MAJOR plans for up to 300 new houses near Portskewett have been lodged with the local authority.

The proposals include a new care home and a public open space on land south of Crick Road.

An outline application was submitted last month on behalf of Monmouthshire County Council and Melin Homes.

The council had been in negotiations to sell the greenfield site to the housing association since June 2016, with a deal finally struck last November.

Both parties have agreed to the building of 285 houses, with 71 being allocated as social housing.

The proposed 48-bed care home would replace the Severn View Residential Home in Chepstow, which was built in 1979.

Early plans shared with councillors suggest that the facility would provide 24-hour care for people with dementia.
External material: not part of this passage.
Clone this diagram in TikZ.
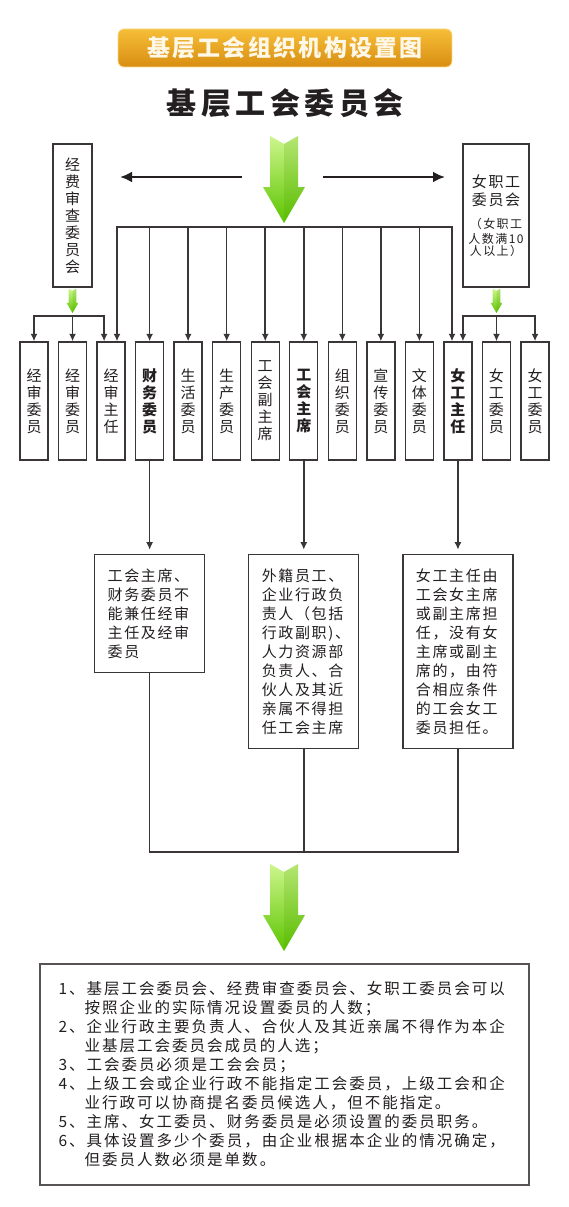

The 11 hectares of fields have been the subject of council interest since it adopted a local development plan (LDP) in 2014.

Crick Road was one of seven strategic housing sites identified by the council to help reach their aim of building 488 homes a year.

But only 667 homes have been completed in four years, with the strategic sites either incomplete or stuck in planning limbo.

A planning report says the proposed estate would be an “acceptable and sustainable form of residential development”.

Planners also say the development would have no adverse impact on highway safety or the character and appearance of the area.

But concerns have been raised about the existing infrastructure in the area, with reference to another nearby development – the 212 houses on the site of the former Sudbrook Paper Mill.

Lucy Owen, a Portskewett resident, wrote in an objection: “I believe a development of this type will ruin Portskewett as a village.

“[Grayhill Surgery in Caldicot] is unable to cope with the amount of appointments. This will only be made worse once the housing in Sudbrook is complete and this development will only add to the burden.

“There will also be pressure on infrastructure, causing congestion, pollution, and road safety issues in this area.”

Fellow Portskewett resident Amy Lee said: “The burden for Monmouthshire [Council’s] quota for house building appears to have fallen to the towns and villages in south Monmouthshire on the M4 corridor.

“Portskewett is a village. Too much urbanisation will fundamentally change the community, aspect and functionality of this small village.”

The application is likely to go before the council’s planning committee in the coming months.